Overview
Customer Segmentation is one of the most important applications of unsupervised learning. Using clustering techniques, companies can identify several segments of customers allowing them to target the potential user base. In this machine learning project, we will make use of K-means clustering which is the essential algorithm for clustering unlabeled datasets. Before ahead in this project, learn what customer segmentation is.
What is Customer Segmentation
Customer Segmentation is the process of division of the customer base into several groups of individuals that share a similarity in different ways that are relevant to marketing such as gender, age, interests, and miscellaneous spending habits.
Companies that deploy customer segmentation are under the notion that every customer has different requirements and requires a specific marketing effort to address them appropriately. Companies aim to gain a deeper approach to the customers they are targeting. Therefore, their aim has to be specific and should be tailored to address the requirements of every individual customer. Furthermore, through the data collected, companies can gain a deeper understanding of customer preferences as well as the requirements for discovering valuable segments that would reap them maximum profit. This way, they can strategize their marketing techniques more efficiently and minimize the possibility of risk to their investment.

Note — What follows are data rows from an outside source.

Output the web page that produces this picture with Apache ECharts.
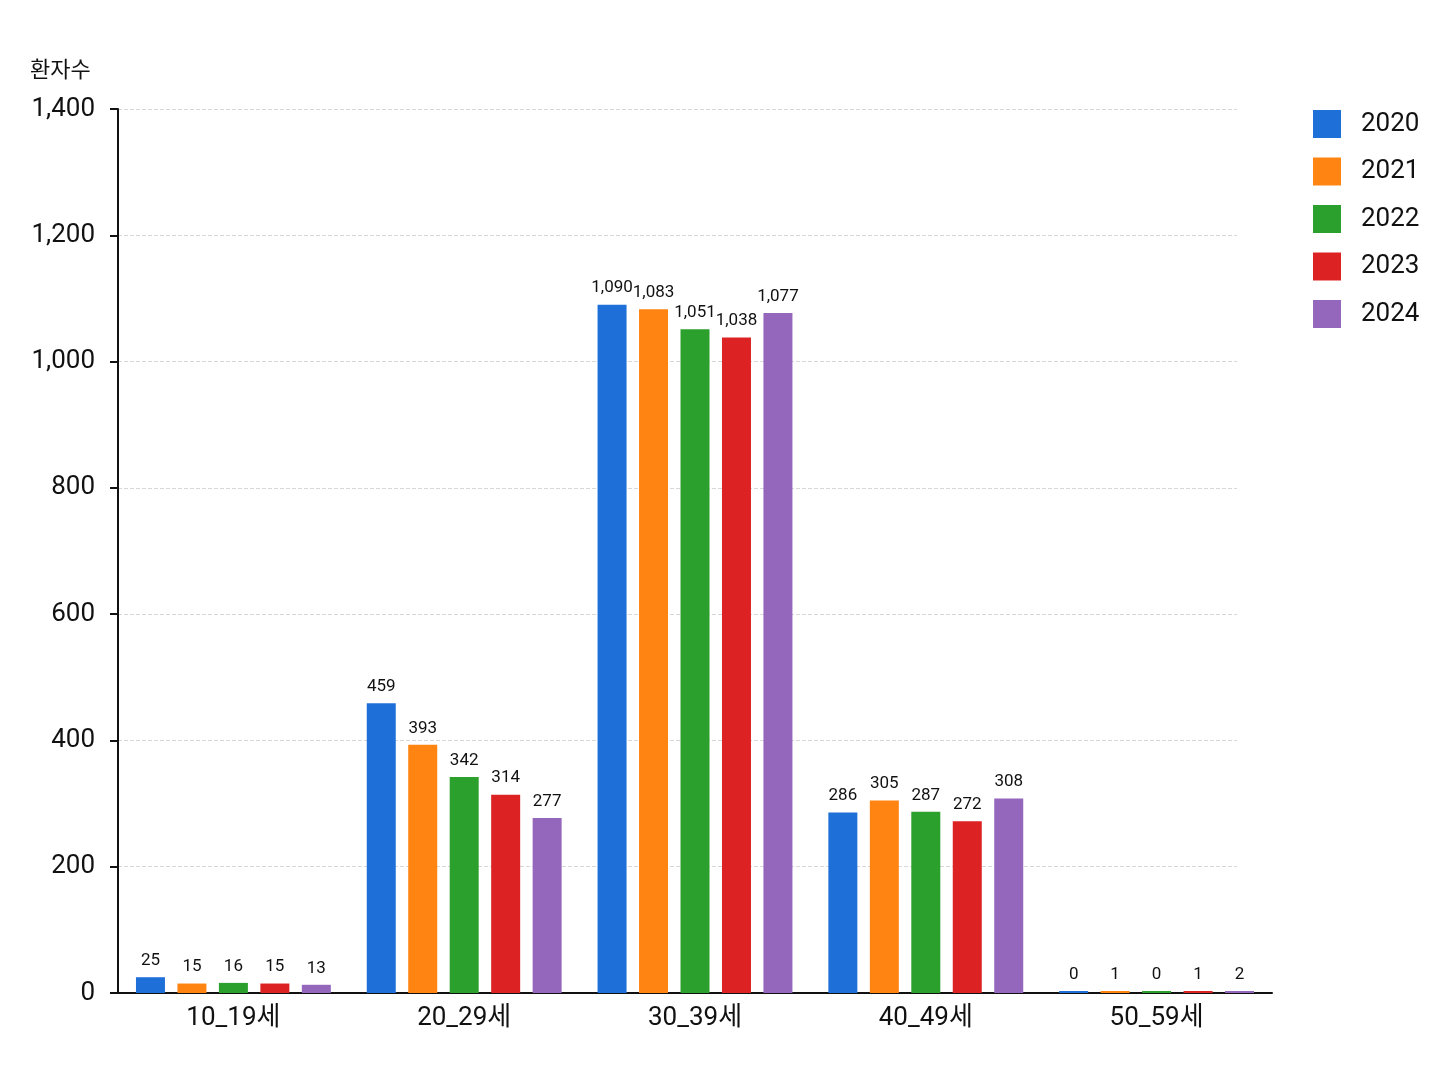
<!DOCTYPE html>
<html><head><meta charset="utf-8">
<script src="https://cdn.jsdelivr.net/npm/echarts@6/dist/echarts.min.js"></script>
<style>html,body{margin:0;padding:0;background:#fff}#c{width:1448px;height:1086px}</style>
</head><body><div id="c"></div>
<script>
const categories = ['10_19세','20_29세','30_39세','40_49세','50_59세'];
const years = ['2020','2021','2022','2023','2024'];
const v2020 = [25, 459, 1090, 286, 0];
const v2021 = [15, 393, 1083, 305, 1];
const v2022 = [16, 342, 1051, 287, 0];
const v2023 = [15, 314, 1038, 272, 1];
const v2024 = [13, 277, 1077, 308, 2];
const yTicks = [0, 200, 400, 600, 800, 1000, 1200, 1400];
const colors = ['#1f6fd8', '#ff8412', '#2ca02c', '#dc2222', '#9467bd'];
const seriesVals = [v2020, v2021, v2022, v2023, v2024];
const FONT = 'Roboto, "Noto Sans CJK KR", sans-serif';
const fmt = v => Number(v).toLocaleString('en-US');
const yMin = yTicks[0], yMax = yTicks[yTicks.length - 1], yStep = yTicks[1] - yTicks[0];

const chart = echarts.init(document.getElementById('c'));
chart.setOption({
  backgroundColor: '#fff',
  color: colors,
  textStyle: { fontFamily: FONT },
  grid: [
    { left: 118, right: 211, top: 109, bottom: 93, containLabel: false },
    { left: 118, right: 176, top: 109, bottom: 93, containLabel: false }
  ],
  legend: {
    orient: 'vertical', left: 1313, top: 110, padding: 0,
    itemWidth: 28, itemHeight: 28, itemGap: 19.5,
    icon: 'rect',
    textStyle: { fontSize: 26, color: '#111', fontFamily: FONT, padding: [0, 0, 0, 15] },
    data: years
  },
  xAxis: [
    { type: 'value', gridIndex: 0, show: false, min: 0, max: 1 },
    {
      type: 'category', gridIndex: 1, data: categories,
      axisLine: { lineStyle: { color: '#111', width: 2 } },
      axisTick: { show: false },
      axisLabel: { fontSize: 26, color: '#111', margin: 12, fontFamily: FONT }
    }
  ],
  yAxis: [
    {
      type: 'value', gridIndex: 0, min: yMin, max: yMax, interval: yStep,
      axisLine: { show: false }, axisTick: { show: false }, axisLabel: { show: false },
      splitLine: { show: true, lineStyle: { color: '#d8d8d8', type: 'dashed', width: 1 } }
    },
    {
      type: 'value', gridIndex: 1, min: yMin, max: yMax, interval: yStep,
      name: '환자수', nameLocation: 'end', nameGap: 26,
      nameTextStyle: { fontSize: 22, color: '#111', align: 'left', padding: [0, 0, 0, -88], fontFamily: FONT },
      axisLine: { show: true, lineStyle: { color: '#111', width: 2 } },
      axisTick: { show: true, length: 8, lineStyle: { color: '#111', width: 2 } },
      axisLabel: { fontSize: 26, color: '#111', margin: 23, formatter: fmt, fontFamily: FONT },
      splitLine: { show: false }
    }
  ],
  series: years.map((y, i) => ({
    name: y, type: 'bar', data: seriesVals[i],
    xAxisIndex: 1, yAxisIndex: 1,
    barWidth: 29, barGap: '43%', barMinHeight: 2,
    itemStyle: { color: colors[i] },
    label: { show: true, position: 'top', distance: 8, fontSize: 17, color: '#111', formatter: p => fmt(p.value), fontFamily: FONT }
  }))
});
</script></body></html>
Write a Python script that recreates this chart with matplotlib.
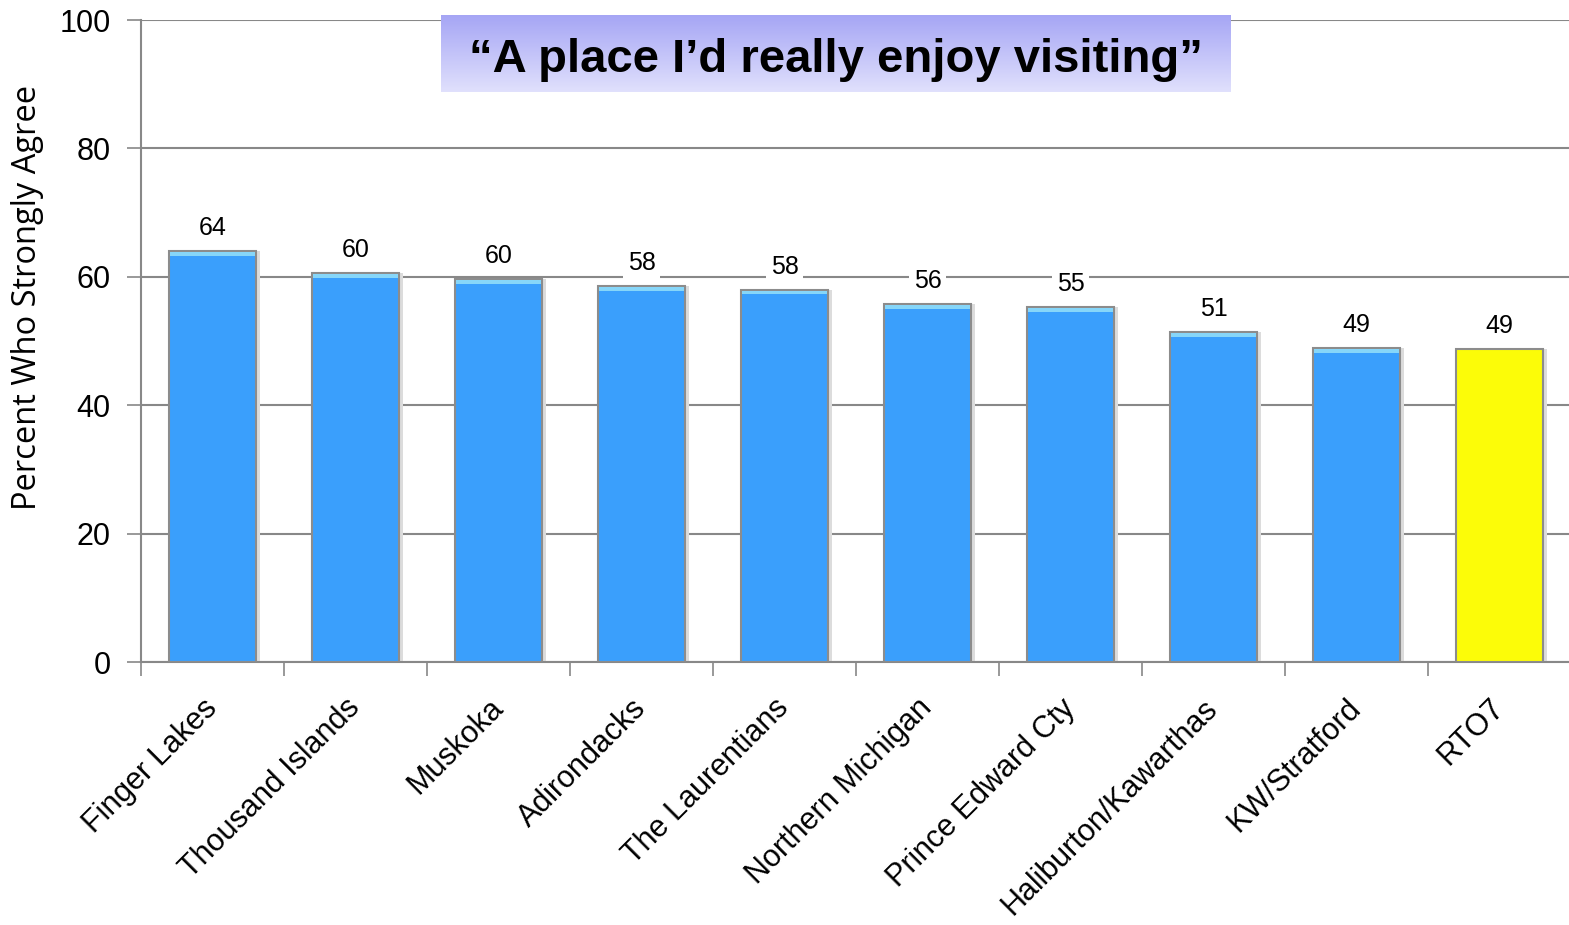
import numpy as np
import matplotlib
matplotlib.use("Agg")
import matplotlib.pyplot as plt
from matplotlib import font_manager

# data
regions = ["Finger Lakes", "Thousand Islands", "Muskoka", "Adirondacks",
           "The Laurentians", "Northern Michigan", "Prince Edward Cty",
           "Haliburton/Kawarthas", "KW/Stratford", "RTO7"]
values = [64.0, 60.6, 59.7, 58.6, 58.0, 55.8, 55.3, 51.4, 48.9, 48.8]
value_labels = ["64", "60", "60", "58", "58", "56", "55", "51", "49", "49"]
bar_colors = ["#3a9ffc"] * 9 + ["#fcfc08"]
title = "\u201cA place I\u2019d really enjoy visiting\u201d"
ylabel = "Percent Who Strongly Agree"

names = {f.name for f in font_manager.fontManager.ttflist}
title_font = "Liberation Sans Narrow" if "Liberation Sans Narrow" in names else "Liberation Sans"
plt.rcParams["font.family"] = ["Liberation Sans", "DejaVu Sans"]

W, H = 1569, 925
fig = plt.figure(figsize=(W / 100, H / 100), dpi=100)
ax = fig.add_axes([141 / W, (H - 662) / H, 1430 / W, 642 / H])

x = np.arange(len(regions))
bw = 0.61
# soft shadow
ax.bar(x + 0.03, values, width=bw, color="#dcdcdc", zorder=2, linewidth=0)
ax.bar(x, values, width=bw, color=bar_colors, edgecolor="#8c8c8c",
       linewidth=1.5, zorder=3)
# bevel highlight at top of blue bars
for i, v in enumerate(values[:-1]):
    ax.bar(x[i], 0.6, bottom=v - 0.75, width=bw - 0.015, color="#86d6f9",
           linewidth=0, zorder=4)

for i, (v, lab) in enumerate(zip(values, value_labels)):
    ax.text(x[i], v + 1.7, lab, ha="center", va="bottom", fontsize=18,
            zorder=5, bbox=dict(facecolor="white", edgecolor="none", pad=3))

ax.set_xlim(-0.5, len(regions) - 0.5)
ax.set_ylim(0, 100)
ax.set_yticks(range(0, 101, 20))
ax.tick_params(axis="y", labelsize=22, length=10, width=1.2, color="#888888", pad=12)
ax.yaxis.grid(True, color="#888888", linewidth=1.5, zorder=0)
ax.set_axisbelow(True)

ax.set_xticks(x)
ax.set_xticks(np.arange(-0.5, len(regions), 1.0), minor=True)
ax.tick_params(axis="x", which="major", length=0, pad=30)
ax.tick_params(axis="x", which="minor", length=10, width=1.2, color="#888888")
ax.set_xticklabels(regions, rotation=45, ha="right", va="center",
                   rotation_mode="anchor", fontsize=22)
for lbl in ax.get_xticklabels():
    lbl.set_x(lbl.get_position()[0] + 0.05)

for s in ["top", "right"]:
    ax.spines[s].set_visible(False)
for s in ["left", "bottom"]:
    ax.spines[s].set_color("#888888")
    ax.spines[s].set_linewidth(1.5)

fig.text(28 / W, 1 - 297 / H, ylabel, rotation=90, ha="center", va="center",
         fontsize=23.5, family=["Open Sans", "DejaVu Sans"])

# title box with vertical gradient
tax = fig.add_axes([441 / W, (H - 92) / H, 790 / W, 77 / H])
grad = np.linspace(0, 1, 100).reshape(-1, 1)
top = np.array([0.65, 0.65, 0.96])
bot = np.array([0.88, 0.88, 0.99])
img = top + (bot - top) * grad[..., None]
tax.imshow(img, aspect="auto", extent=[0, 1, 0, 1])
tax.set_axis_off()
tax.text(0.5, 0.42, title, ha="center", va="center", fontsize=34,
         fontweight="bold", family=[title_font, "DejaVu Sans"],
         transform=tax.transAxes)

fig.savefig("out.png", dpi=100)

The technique of customer segmentation is dependent on several key differentiators that divide customers into groups to be targeted. Data related to demographics, geography, economic status as well as behavioral patterns play a crucial role in determining the company's direction toward addressing the various segments.
What is K-Means Algorithm
While using the k-means clustering algorithm, the first step is to indicate the number of clusters (k) that we wish to produce in the final output. The algorithm starts by selecting k objects from the dataset randomly that will serve as the initial centers for our clusters. These selected objects are the cluster means, also known as centroids. Then, the remaining objects have an assignment of the closest centroid. This centroid is defined by the Euclidean Distance present between the object and the cluster mean. We refer to this step as “cluster assignment”. When the assignment is complete, the algorithm proceeds to calculate the new mean value of each cluster present in the data. After the recalculation of the centers, the observations are checked if they are closer to a different cluster. Using the updated cluster mean, the objects undergo reassignment. This goes on repeatedly through several iterations until the cluster assignments stop altering. The clusters that are present in the current iteration are the same as the ones obtained in the previous iteration.
Dataset
The dataset is acquired from Kaggle and the link is given below :
https://www.kaggle.com/nelakurthisudheer/mall-customer-segmentation
. The dataset consists of the following five features of 200 customers:
. CustomerID: Unique ID assigned to the customer
. Gender: The gender of the customer
. Age: The age of the customer
. Annual Income (k$): Annual Income of the customer . Spending Score (1-100): A score assigned by the mall based on customer behavior and spending nature.